Nunca imaginei que um dia subiria ao palco do Theatro São Pedro, mas aconteceu – é a literatura cumprindo a promessa de me levar onde nunca estive. Mesmo não sendo atriz, “contracenei” com o psicanalista Christian Dunker durante a gravação comemorativa dos 20 anos do programa Café Filosófico, onde debatemos, diante de numerosa plateia, um tema que a todos interessa: o amor.

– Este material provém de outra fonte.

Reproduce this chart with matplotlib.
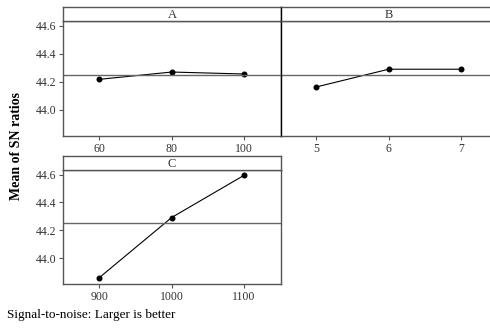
import matplotlib
matplotlib.use("Agg")
import matplotlib.pyplot as plt

plt.rcParams['font.family'] = ['Liberation Serif', 'DejaVu Serif']

# factor levels and mean SN ratios
a_levels = [60, 80, 100]
a_sn = [44.218, 44.270, 44.256]
b_levels = [5, 6, 7]
b_sn = [44.164, 44.290, 44.290]
c_levels = [900, 1000, 1100]
c_sn = [43.860, 44.292, 44.595]
grand_mean = 44.25
y_ticks = [44.0, 44.2, 44.4, 44.6]

W, H = 490., 328.
fig = plt.figure(figsize=(4.9, 3.28), dpi=100)

def fr(x0, x1, ytop, ybot):
    # pixel box -> figure fraction rect
    return [x0 / W, 1 - ybot / H, (x1 - x0) / W, (ybot - ytop) / H]

frame_col = '#555555'

def panel(rect, strip_rect, levels, sn, title, xlim, show_y, left_black=False):
    ax = fig.add_axes(rect)
    ax.plot(levels, sn, color='black', lw=0.8, marker='o', ms=3.3)
    ax.axhline(grand_mean, color='#666666', lw=1.0)
    ax.set_xlim(*xlim)
    ax.set_ylim(43.815, 44.633)
    ax.set_xticks(levels)
    ax.set_xticklabels([str(v) for v in levels])
    ax.set_yticks(y_ticks)
    ax.set_yticklabels(['%.1f' % v for v in y_ticks])
    ax.tick_params(direction='out', length=3, width=0.8, color=frame_col,
                   labelsize=8.5, labelcolor='#333333', pad=2)
    for s in ax.spines.values():
        s.set_color(frame_col)
        s.set_linewidth(1.0)
    if left_black:
        ax.spines['left'].set_color('black')
    if not show_y:
        ax.tick_params(left=False, labelleft=False)
    st = fig.add_axes(strip_rect)
    st.set_xticks([])
    st.set_yticks([])
    for s in st.spines.values():
        s.set_color(frame_col)
        s.set_linewidth(1.0)
    if left_black:
        st.spines['left'].set_color('black')
    st.text(0.5, 0.45, title, ha='center', va='center', fontsize=9,
            color='#333333', transform=st.transAxes)
    return ax

panel(fr(63, 281, 21, 136), fr(63, 281, 7, 21), a_levels, a_sn, 'A',
      (50, 110.2), True)
panel(fr(281, 497, 21, 136), fr(281, 497, 7, 21), b_levels, b_sn, 'B',
      (4.51, 7.5), False, left_black=True)
panel(fr(63, 281, 170, 284), fr(63, 281, 156, 170), c_levels, c_sn, 'C',
      (850, 1151), True)

fig.text(17 / W, 1 - 146 / H, 'Mean of SN ratios', rotation=90, ha='center',
         va='center', fontsize=10, fontweight='bold')
fig.text(7 / W, 1 - 315 / H, 'Signal-to-noise: Larger is better', ha='left',
         va='center', fontsize=9.5)

fig.savefig('out.png', dpi=100)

Durante a nossa troca de reflexões, condenei a antiga cultura dos contos de fada, que apresentava o amor como salvação da vida de sonsas princesas. Uma vez despertadas por um beijo, elas se acomodavam a um enigmático “pra sempre” que antecipava o ponto final de suas histórias, como se a partir dali nada de mais interessante pudesse acontecer. Este romantismo nunca foi aliado do amor: colocou na cabeça das mulheres que se elas não cumprissem a missão de formar um par, de pouco valeriam.
Hoje, personagens guerreiras e ativistas substituíram as princesas como modelos de heroínas, e ninguém mais elege o “pra sempre” como meta – o que tem que durar é o entusiasmo em realizar os próprios desejos, que mudam com o tempo.
Não é o fim do amor, e sim um recomeço menos idealizado. O amor sem o dramalhão incluído. O amor como recompensa por diminuirmos a ansiedade e buscarmos autoconhecimento e autoestima, que é o que faz o amor se aproximar. Sem rufar de tambores.
A meu ver, a melhor frase da noite não foi minha nem de Dunker, mas a do publicitário e poeta Marcelo Pires, que durante uma pergunta dirigida a nós sobre a razão deste sentimento ser tão superlativo, conjecturou: “Às vezes, parece que o amor atrapalha o amar”.
Exato. Se nossa solidão tivesse o mesmo prestígio que namoros e casamentos, não cederíamos à cobrança de “ter que” amar alguém, as relações seriam mais espontâneas.
Se o amor romântico descesse do pedestal em que foi colocado e circulasse no meio da multidão, não seria tão divinizado. O amor ainda é visto como coisa de Deus e o sexo como coisa do Diabo. Só que é do sexo o encargo de manter a continuidade da espécie, então o amor tornou-se um álibi providencial para que o processo pareça sublime, em vez de obsceno. O amor como elevação dos hábitos mundanos.
Bonito, mas prefiro o amor rés do chão, mais maduro e livre. A simples alegria de estar junto, a dispensa do grude, a paciência com as diferenças do outro, planos imediatos em vez de aposta na eternidade, o apoio necessário, a amizade erótica prevalecendo sobre os desatinos. Algum sofrimento surge, mas os momentos difíceis não precisam ser glorificados como sacrifícios inerentes ao amor. Zero tolerância para a violência, bom humor, mesa farta e, se for imprescindível alguma coisa grandiosa que inspire um poema épico, que seja o rótulo do vinho.